In a hospital, a nurse stands at a blackboard in front of a group of patients, mainly old men in dressing gowns. She tells them about vertebrae, slipped discs, cartilage and the spinal column. Haakon, much younger than the others, in his 20s or 30s, proceeds to ask difficult questions, causing the others to join in and exasperate the nurse.
Later, Haakon enters a school staff room, where his fellow teachers are reading newspapers, doing paperwork or knitting. He pretends to shoot a china duck off the wall (it falls and breaks and appears to bleed) and talks to them about his morning. A colleague accuses Haakon of "spinelessness" for doing nothing when a gunman held up a bank he was in at the weekend. With increasing vehemence Haakon tries to explain about his visit to the hospital and what he feels about life. The school bell rings.

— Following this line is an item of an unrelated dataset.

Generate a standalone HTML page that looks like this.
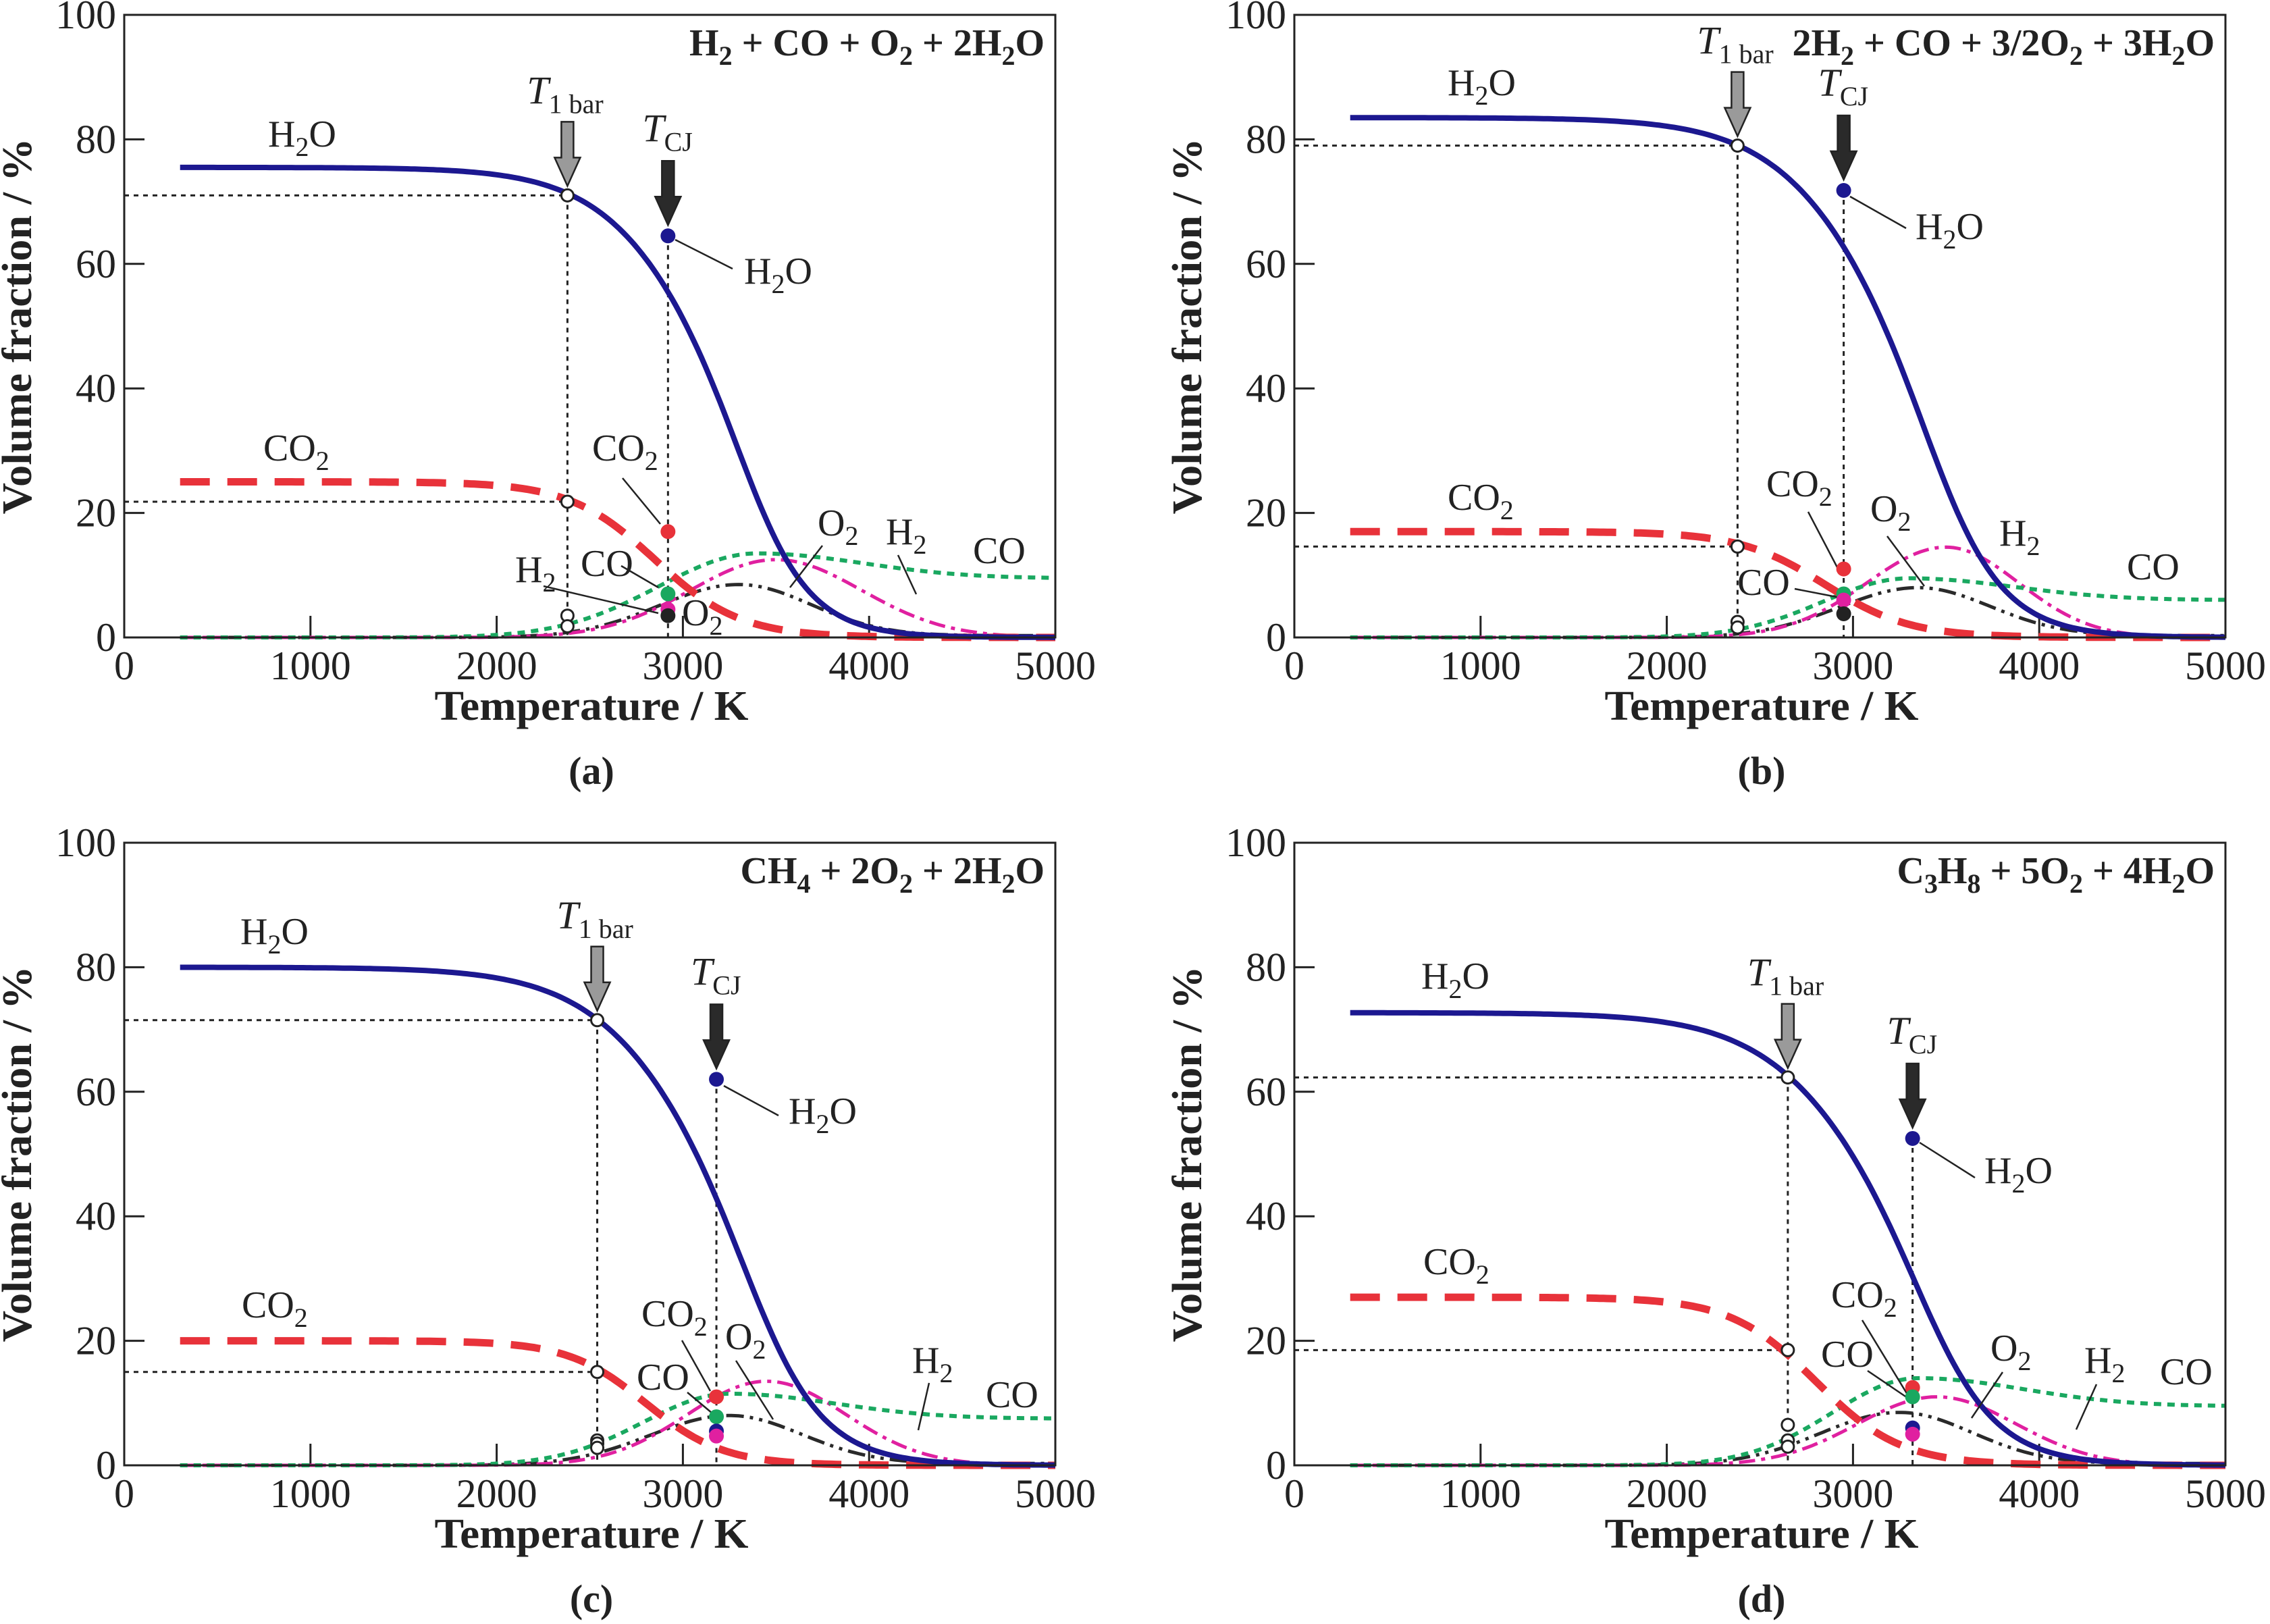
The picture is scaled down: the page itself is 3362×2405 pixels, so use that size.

Haakon leaves the staff room and enters a classroom of boys. They pay no attention to him at first but continue talking. When the lesson starts, again finds himself trying to explain that the only certainty in life is that we are all going to die but not before our bodies slowly and painfully rot. Haakon concludes that we should make ourselves as awkward to kill as possible.
Haakon stands and a row of medals appear on his chest, followed by a sash. He holds aloft a silver cup before a laurel crown appears on his head.